___ Data rows
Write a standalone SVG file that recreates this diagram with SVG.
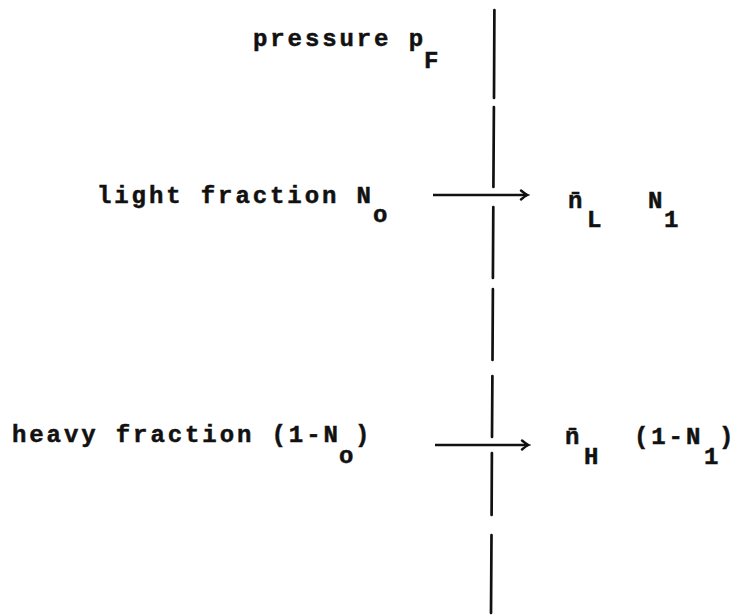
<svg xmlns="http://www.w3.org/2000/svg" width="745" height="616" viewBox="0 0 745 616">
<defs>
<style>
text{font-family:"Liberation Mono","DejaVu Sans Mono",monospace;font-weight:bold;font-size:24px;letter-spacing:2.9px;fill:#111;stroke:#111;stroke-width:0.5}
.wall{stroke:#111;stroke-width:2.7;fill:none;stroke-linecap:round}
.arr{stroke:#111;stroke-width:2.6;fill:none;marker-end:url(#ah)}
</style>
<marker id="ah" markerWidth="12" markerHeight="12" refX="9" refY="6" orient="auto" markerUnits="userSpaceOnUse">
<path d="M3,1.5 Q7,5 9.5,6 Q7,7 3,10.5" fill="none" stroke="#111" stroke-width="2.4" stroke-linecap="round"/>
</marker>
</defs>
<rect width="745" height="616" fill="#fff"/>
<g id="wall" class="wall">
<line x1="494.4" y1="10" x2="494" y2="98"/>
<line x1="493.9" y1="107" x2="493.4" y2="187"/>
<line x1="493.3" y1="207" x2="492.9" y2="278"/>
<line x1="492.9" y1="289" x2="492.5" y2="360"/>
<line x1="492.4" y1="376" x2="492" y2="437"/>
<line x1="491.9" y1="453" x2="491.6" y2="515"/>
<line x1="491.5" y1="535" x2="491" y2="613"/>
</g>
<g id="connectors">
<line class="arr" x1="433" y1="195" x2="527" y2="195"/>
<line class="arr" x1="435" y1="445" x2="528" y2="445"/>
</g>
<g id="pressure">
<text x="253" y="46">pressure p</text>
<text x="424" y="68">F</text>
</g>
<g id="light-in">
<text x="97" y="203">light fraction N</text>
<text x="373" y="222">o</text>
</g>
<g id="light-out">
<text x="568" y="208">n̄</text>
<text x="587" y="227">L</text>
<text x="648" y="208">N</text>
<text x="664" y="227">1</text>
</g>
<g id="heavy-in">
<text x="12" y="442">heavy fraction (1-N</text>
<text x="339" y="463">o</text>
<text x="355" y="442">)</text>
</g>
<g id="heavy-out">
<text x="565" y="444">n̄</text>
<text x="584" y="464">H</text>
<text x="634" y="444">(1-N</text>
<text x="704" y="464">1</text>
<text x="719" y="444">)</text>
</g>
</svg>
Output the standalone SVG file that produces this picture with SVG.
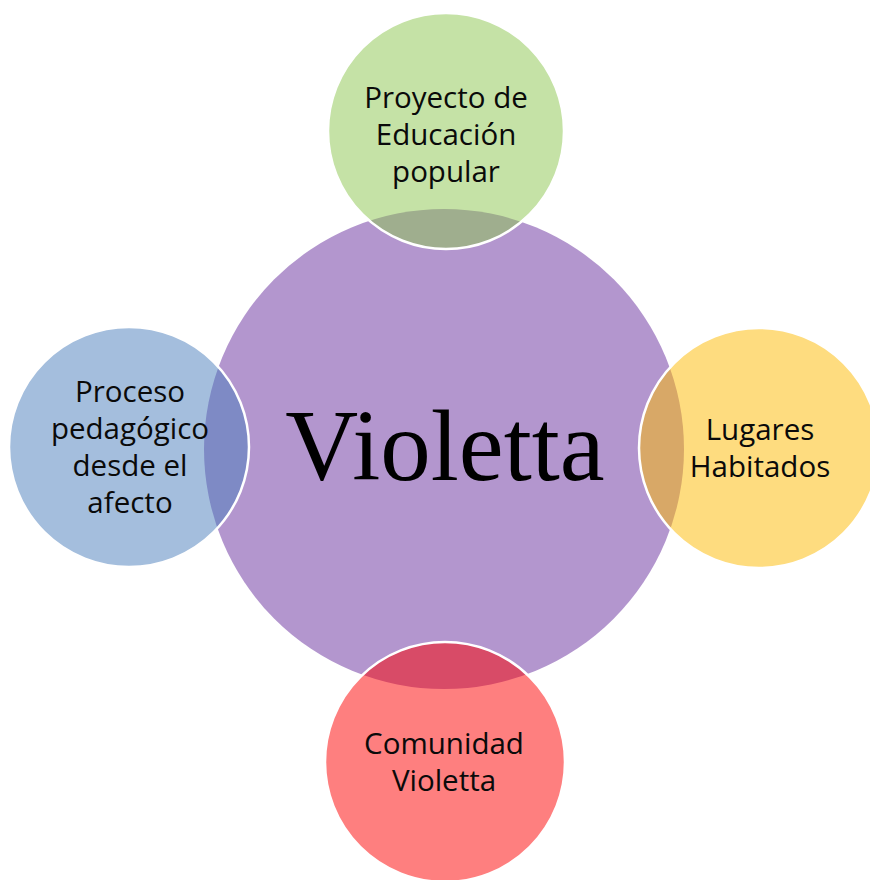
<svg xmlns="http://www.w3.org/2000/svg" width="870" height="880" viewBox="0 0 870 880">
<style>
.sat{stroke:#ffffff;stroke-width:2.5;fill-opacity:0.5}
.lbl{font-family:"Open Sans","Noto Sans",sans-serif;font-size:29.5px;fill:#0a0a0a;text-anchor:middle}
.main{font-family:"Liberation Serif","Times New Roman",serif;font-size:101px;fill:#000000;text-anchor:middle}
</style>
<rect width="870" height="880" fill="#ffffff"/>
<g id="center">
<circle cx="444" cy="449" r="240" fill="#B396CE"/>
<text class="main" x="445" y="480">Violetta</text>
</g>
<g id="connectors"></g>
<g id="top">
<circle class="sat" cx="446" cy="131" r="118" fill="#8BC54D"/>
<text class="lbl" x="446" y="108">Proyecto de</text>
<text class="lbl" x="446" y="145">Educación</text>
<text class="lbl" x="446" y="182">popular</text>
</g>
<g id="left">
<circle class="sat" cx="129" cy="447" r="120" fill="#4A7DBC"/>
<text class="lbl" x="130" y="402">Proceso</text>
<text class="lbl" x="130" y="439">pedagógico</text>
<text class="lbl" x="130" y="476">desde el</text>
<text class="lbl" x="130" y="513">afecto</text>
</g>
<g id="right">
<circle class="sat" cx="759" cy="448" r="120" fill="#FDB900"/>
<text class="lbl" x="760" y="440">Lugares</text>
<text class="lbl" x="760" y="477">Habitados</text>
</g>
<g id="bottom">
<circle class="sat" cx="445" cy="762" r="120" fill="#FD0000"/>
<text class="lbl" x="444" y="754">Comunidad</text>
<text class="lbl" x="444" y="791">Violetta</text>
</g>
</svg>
______
• What to do: Skip every picture and transcribe the data above exactly.

• Problem solution:
Write a standalone SVG file that recreates this diagram with SVG.
<svg xmlns="http://www.w3.org/2000/svg" width="745" height="616" viewBox="0 0 745 616">
<defs>
<style>
text{font-family:"Liberation Mono","DejaVu Sans Mono",monospace;font-weight:bold;font-size:24px;letter-spacing:2.9px;fill:#111;stroke:#111;stroke-width:0.5}
.wall{stroke:#111;stroke-width:2.7;fill:none;stroke-linecap:round}
.arr{stroke:#111;stroke-width:2.6;fill:none;marker-end:url(#ah)}
</style>
<marker id="ah" markerWidth="12" markerHeight="12" refX="9" refY="6" orient="auto" markerUnits="userSpaceOnUse">
<path d="M3,1.5 Q7,5 9.5,6 Q7,7 3,10.5" fill="none" stroke="#111" stroke-width="2.4" stroke-linecap="round"/>
</marker>
</defs>
<rect width="745" height="616" fill="#fff"/>
<g id="wall" class="wall">
<line x1="494.4" y1="10" x2="494" y2="98"/>
<line x1="493.9" y1="107" x2="493.4" y2="187"/>
<line x1="493.3" y1="207" x2="492.9" y2="278"/>
<line x1="492.9" y1="289" x2="492.5" y2="360"/>
<line x1="492.4" y1="376" x2="492" y2="437"/>
<line x1="491.9" y1="453" x2="491.6" y2="515"/>
<line x1="491.5" y1="535" x2="491" y2="613"/>
</g>
<g id="connectors">
<line class="arr" x1="433" y1="195" x2="527" y2="195"/>
<line class="arr" x1="435" y1="445" x2="528" y2="445"/>
</g>
<g id="pressure">
<text x="253" y="46">pressure p</text>
<text x="424" y="68">F</text>
</g>
<g id="light-in">
<text x="97" y="203">light fraction N</text>
<text x="373" y="222">o</text>
</g>
<g id="light-out">
<text x="568" y="208">n̄</text>
<text x="587" y="227">L</text>
<text x="648" y="208">N</text>
<text x="664" y="227">1</text>
</g>
<g id="heavy-in">
<text x="12" y="442">heavy fraction (1-N</text>
<text x="339" y="463">o</text>
<text x="355" y="442">)</text>
</g>
<g id="heavy-out">
<text x="565" y="444">n̄</text>
<text x="584" y="464">H</text>
<text x="634" y="444">(1-N</text>
<text x="704" y="464">1</text>
<text x="719" y="444">)</text>
</g>
</svg>
Output the standalone SVG file that produces this picture with SVG.
<svg xmlns="http://www.w3.org/2000/svg" width="870" height="880" viewBox="0 0 870 880">
<style>
.sat{stroke:#ffffff;stroke-width:2.5;fill-opacity:0.5}
.lbl{font-family:"Open Sans","Noto Sans",sans-serif;font-size:29.5px;fill:#0a0a0a;text-anchor:middle}
.main{font-family:"Liberation Serif","Times New Roman",serif;font-size:101px;fill:#000000;text-anchor:middle}
</style>
<rect width="870" height="880" fill="#ffffff"/>
<g id="center">
<circle cx="444" cy="449" r="240" fill="#B396CE"/>
<text class="main" x="445" y="480">Violetta</text>
</g>
<g id="connectors"></g>
<g id="top">
<circle class="sat" cx="446" cy="131" r="118" fill="#8BC54D"/>
<text class="lbl" x="446" y="108">Proyecto de</text>
<text class="lbl" x="446" y="145">Educación</text>
<text class="lbl" x="446" y="182">popular</text>
</g>
<g id="left">
<circle class="sat" cx="129" cy="447" r="120" fill="#4A7DBC"/>
<text class="lbl" x="130" y="402">Proceso</text>
<text class="lbl" x="130" y="439">pedagógico</text>
<text class="lbl" x="130" y="476">desde el</text>
<text class="lbl" x="130" y="513">afecto</text>
</g>
<g id="right">
<circle class="sat" cx="759" cy="448" r="120" fill="#FDB900"/>
<text class="lbl" x="760" y="440">Lugares</text>
<text class="lbl" x="760" y="477">Habitados</text>
</g>
<g id="bottom">
<circle class="sat" cx="445" cy="762" r="120" fill="#FD0000"/>
<text class="lbl" x="444" y="754">Comunidad</text>
<text class="lbl" x="444" y="791">Violetta</text>
</g>
</svg>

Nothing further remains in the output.